$$\sum_{i=0}^n(2i+3)^2=\frac{(n+1)(4n^2+20n+27)}{3}$$
Hey! :) I need help with this problem, I'm kinda silly and I've got a problem with this, I don't even know how to start. If you guys can help me that would be amazing. I'm in my first year of university and I don't know how to do it. :(
As mentioned in the comments, you can prove this either with so-called Mathematical Induction or just calculate the expression on the LHS. I will try show the second approach here. $$\sum_{i=0}^n(2i+3)^2=\sum_{i=0}^n(4i^2+12i+9)=4\underbrace{\sum_{i=0}^ni^2}_{S_1}+12\underbrace{\sum_{i=0}^ni}_{S_2}+\underbrace{\sum_{i=0}^n9}_{S_3}$$ So, now we can notice that $S_1$ is just the sum of the squares of first $n$ natural numbers and $S_2$ is an arithmetic progression.

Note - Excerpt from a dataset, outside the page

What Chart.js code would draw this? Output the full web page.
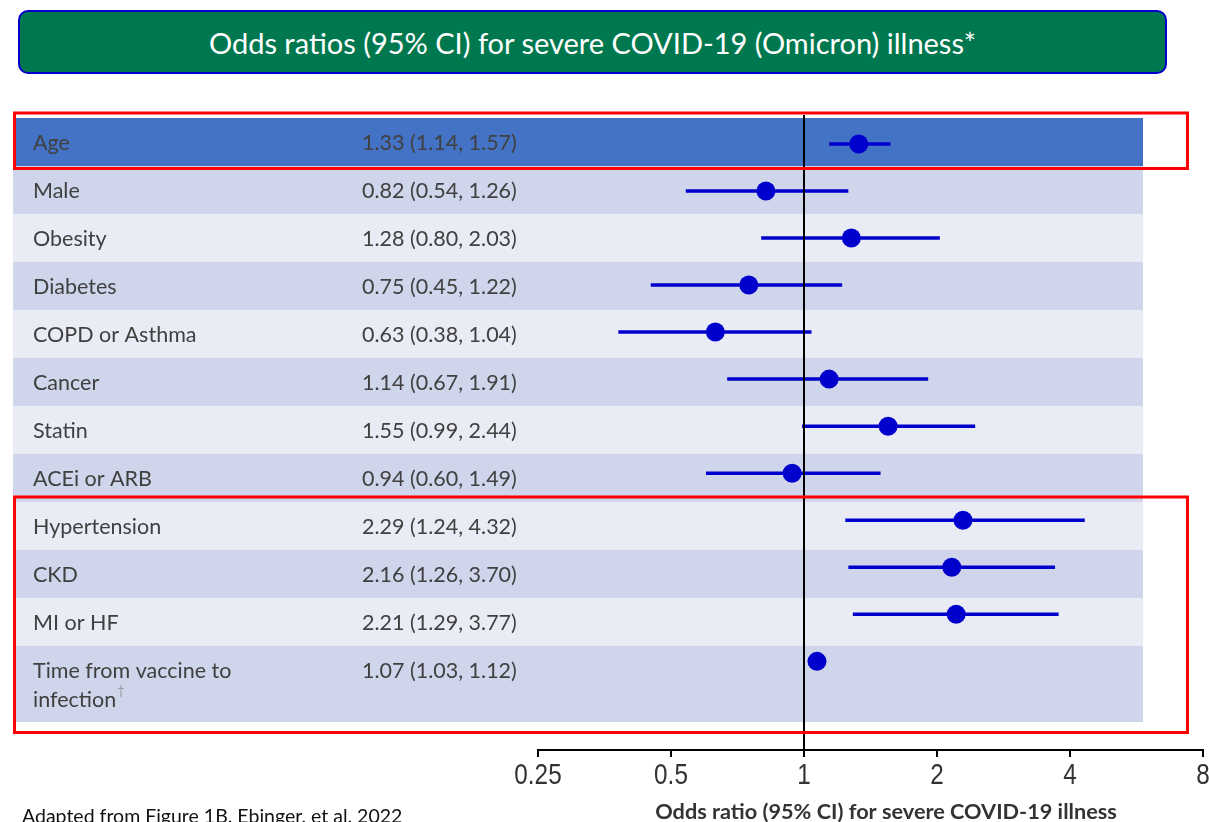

Using the known formulas (which you can find the proofs by clicking on the hyperlinks above), we obtain that $$\sum_{i=0}^n(2i+3)^2=4\sum_{i=0}^ni^2+12\sum_{i=0}^ni+\sum_{i=0}^n9=4\frac{n(n+1)(2n+1)}{6}+12\frac{n(n+1)}{2}+9(n+1)=\frac{(n+1)(4n^2+20n+27)}{3}$$ as desired.